Guantanamo.- This Friday, November 28, El Changüinazo returns to Carrera Larga, a town in the municipality of El Salvador. In a traditional atmosphere, music, dance, and culture will be presented for twelve uninterrupted hours as a tribute to changüí, a musical genre that belongs to the Cuba’s intangible cultural heritage.
The festival, eagerly awaited by lovers of this rich Guantánamo cultural expression, will begin at nine in the morning at the Carrera Larga Pastoral Center, located more than 15 kilometers from the capital city. Those interested can reach the center by taking buses that will depart every hour from the Casa de la Trova “Benito Odio” in Guantánamo City.
El Changüinazo, a name coined by the distinguished promoter Samuel Jackson Mena, is being held for the second time in Guantánamo and has become an authentic space that shows the deep cultural roots of this region.
At the same time, the gathering represents a refuge for genuine exponents of the genre and the changüí music clubs, who prefer this kind of jam session in a rural area, as in its beginnings when farmers shared baptisms, Christmas Eve dinners, New Year’s Eve celebrations, and other long days of festivities with their families.

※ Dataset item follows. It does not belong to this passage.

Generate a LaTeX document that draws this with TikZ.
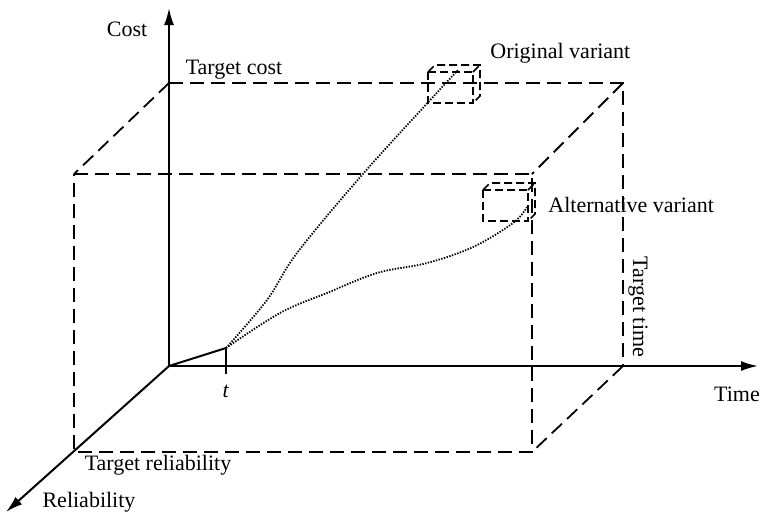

With the support of organizations such as the Rafael Cepeda Brenes Foundation of Puerto Rico and the Changüí Mío project, led by Jafet Murgia, a musician and Claretian missionary (born in Puerto Rico), El Changüinazo is aimed at the preservation not only of the music but also a way of life, a sense of belonging that resonates in every chord, every dance step, and smile of the changüí family.